Small businesses create jobs, and more meaningful jobs. Two out of three new private sectors jobs are created by small businesses and these kinds of jobs often provide employees with higher levels of satisfaction than “big business” jobs. Employees of small businesses tend to take pride in their work and feel their work matters to the community – and it does! Small businesses help color and shape Sedona’s unique identity.
What do small businesses need to thrive? They need funding, a business strategy and planning, skilled workforce, marketing and social media, networking, financial acumen, market data, a good quality of life, and a supportive environment. The city of Sedona helps small business development by being a resource.

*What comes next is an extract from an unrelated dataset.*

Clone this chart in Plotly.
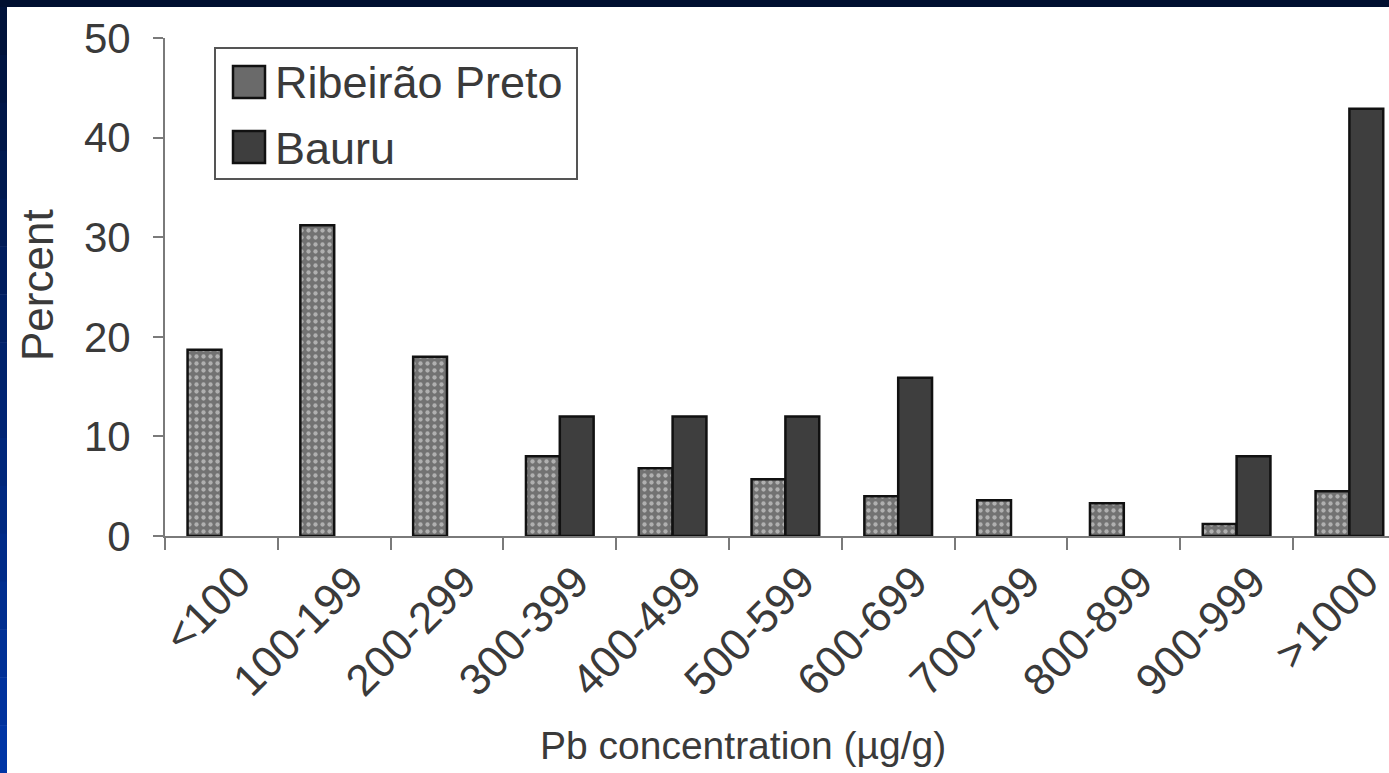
import plotly.graph_objects as go

categories = ["<100", "100-199", "200-299", "300-399", "400-499", "500-599",
              "600-699", "700-799", "800-899", "900-999", ">1000"]
ribeirao = [18.7, 31.2, 18.0, 8.0, 6.8, 5.7, 4.0, 3.6, 3.3, 1.2, 4.5]
bauru = [None, None, None, 12.0, 12.0, 12.0, 15.9, None, None, 8.0, 42.9]
series_names = ["Ribeirão Preto", "Bauru"]
y_ticks = [0, 10, 20, 30, 40, 50]
x_title = "Pb concentration (µg/g)"
y_title = "Percent"

W, H = 1389, 773
ML, MR, MT, MB = 165, 0, 38, 237
PW, PH = W - ML - MR, H - MT - MB
CAT_PX = 112.8
FONT = "Liberation Sans, Arial, sans-serif"
TXT = "#3a3a3a"
AX = "#7a7a7a"


def px(x):
    return (x - ML) / PW


def py(y):
    return (MT + PH - y) / PH


fig = go.Figure()
fig.add_trace(go.Bar(
    x=categories, y=ribeirao, name=series_names[0],
    marker=dict(color="#7a7a7a", line=dict(color="#111111", width=2.5),
                pattern=dict(shape=".", fgcolor="#eeeeee", bgcolor="#727272",
                             size=7, solidity=0.3)),
    showlegend=False,
))
fig.add_trace(go.Bar(
    x=categories, y=bauru, name=series_names[1],
    marker=dict(color="#3e3e3e", line=dict(color="#111111", width=2.5)),
    showlegend=False,
))

shapes = []
# frame bands (navy gradient on top and left)
shapes.append(dict(type="rect", xref="paper", yref="paper", x0=px(0), x1=px(W),
                   y0=py(7), y1=py(0), fillcolor="#000f30", line=dict(width=0),
                   layer="above"))
n = 16
c0 = (0x00, 0x12, 0x3a)
c1 = (0x00, 0x35, 0xa5)
for i in range(n):
    t = i / (n - 1)
    col = "rgb(%d,%d,%d)" % tuple(int(c0[k] + (c1[k] - c0[k]) * t) for k in range(3))
    ya = 7 + (H - 7) * i / n
    yb = 7 + (H - 7) * (i + 1) / n
    shapes.append(dict(type="rect", xref="paper", yref="paper", x0=px(0), x1=px(7),
                       y0=py(yb + 0.5), y1=py(ya), fillcolor=col, line=dict(width=0),
                       layer="above"))

# legend box
shapes.append(dict(type="rect", xref="paper", yref="paper", x0=px(215), x1=px(577),
                   y0=py(179), y1=py(48), fillcolor="white",
                   line=dict(color="#555555", width=2), layer="above"))
shapes.append(dict(type="rect", xref="paper", yref="paper", x0=px(233), x1=px(265),
                   y0=py(98), y1=py(66), fillcolor="#6a6a6a",
                   line=dict(color="#111111", width=2.5), layer="above"))
shapes.append(dict(type="rect", xref="paper", yref="paper", x0=px(233), x1=px(265),
                   y0=py(163), y1=py(131), fillcolor="#3e3e3e",
                   line=dict(color="#111111", width=2.5), layer="above"))

annotations = [
    dict(text=series_names[0], xref="paper", yref="paper", x=px(273), y=py(82),
         xanchor="left", yanchor="middle", showarrow=False,
         font=dict(family=FONT, size=45, color=TXT)),
    dict(text=series_names[1], xref="paper", yref="paper", x=px(273), y=py(148),
         xanchor="left", yanchor="middle", showarrow=False,
         font=dict(family=FONT, size=45, color=TXT)),
    dict(text=x_title, xref="paper", yref="paper", x=px(743), y=py(745),
         xanchor="center", yanchor="middle", showarrow=False,
         font=dict(family=FONT, size=39, color=TXT)),
    dict(text=y_title, xref="paper", yref="paper", x=px(37), y=py(285),
         xanchor="center", yanchor="middle", showarrow=False, textangle=-90,
         font=dict(family=FONT, size=44, color=TXT)),
]

fig.update_layout(
    width=W, height=H,
    margin=dict(l=ML, r=MR, t=MT, b=MB, pad=0),
    paper_bgcolor="white", plot_bgcolor="white",
    barmode="group", bargap=0.4, bargroupgap=0.0,
    font=dict(family=FONT, color=TXT),
    shapes=shapes, annotations=annotations,
    showlegend=False,
)
fig.update_xaxes(
    type="category", range=[-0.5, -0.5 + PW / CAT_PX],
    showline=True, linecolor=AX, linewidth=2,
    ticks="outside", tickson="boundaries", ticklen=12, tickcolor=AX, tickwidth=2,
    tickangle=-45, tickfont=dict(family=FONT, size=44, color=TXT),
    ticklabelshift=16,
    showgrid=False, zeroline=False,
)
fig.update_yaxes(
    range=[0, 50], tickvals=y_ticks,
    showline=True, linecolor=AX, linewidth=2,
    ticks="outside", ticklen=10, tickcolor=AX, tickwidth=2,
    ticklabelstandoff=14,
    tickfont=dict(family=FONT, size=42, color=TXT),
    showgrid=False, zeroline=False,
)

fig.write_html("out.html", config={"displayModeBar": False},
               post_script="document.body.style.margin='0';document.body.style.padding='0';")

Here are some of the ways the city has been helping local businesses over the several months.
A small business loan helped Dr. Mary Watson, an experienced psychiatrist and resident of Sedona, who is starting Tribe Wellness Group PLLC. Dr. Watson’s emphasis is on treating the whole person rather than following a disease model. Dr. Watson will open her new business with a small business loan provided through the Verde Valley Regional Economic Organization (VVREO) Revolving Loan Fund, in which the city is a partner with other governmental, private-sector and nonprofit partners. Dr. Watson plans to hire five new positions over the next couple of years, three of which will be licensed therapists. Mental health services are in demand locally and nationally, and VVREO and the city are excited for the jobs Watson’s business will create along with the continued presence of a much-needed service in our region.
The city’s Small Business Coffee Talks are helping entrepreneurs learn from local experts and network while highlighting the wealth of existing business knowledge available for anyone to tap. Sedona residents who want to know what’s brewing in small business are invited to our monthly talk. Talks are free, but registration is required at sedonaaz.gov/econdev; visit the training and events page to access the registration form. Next up on Aug. 28 from 8 to 9:30 am is Chris Doyle, a commercial banker and business financing expert. He will help you understand cash flow, start-up costs, and how to access funding. Small business owners routinely let me know how valuable they find these coffee talks and I’m gratified to know that another hard-working Sedona resident has found one more tool to strengthen their business.
The Sedona Economic Development Department exists to help businesses create and keep jobs, and start, strengthen or expand their Sedona business. That’s a good thing for everyone.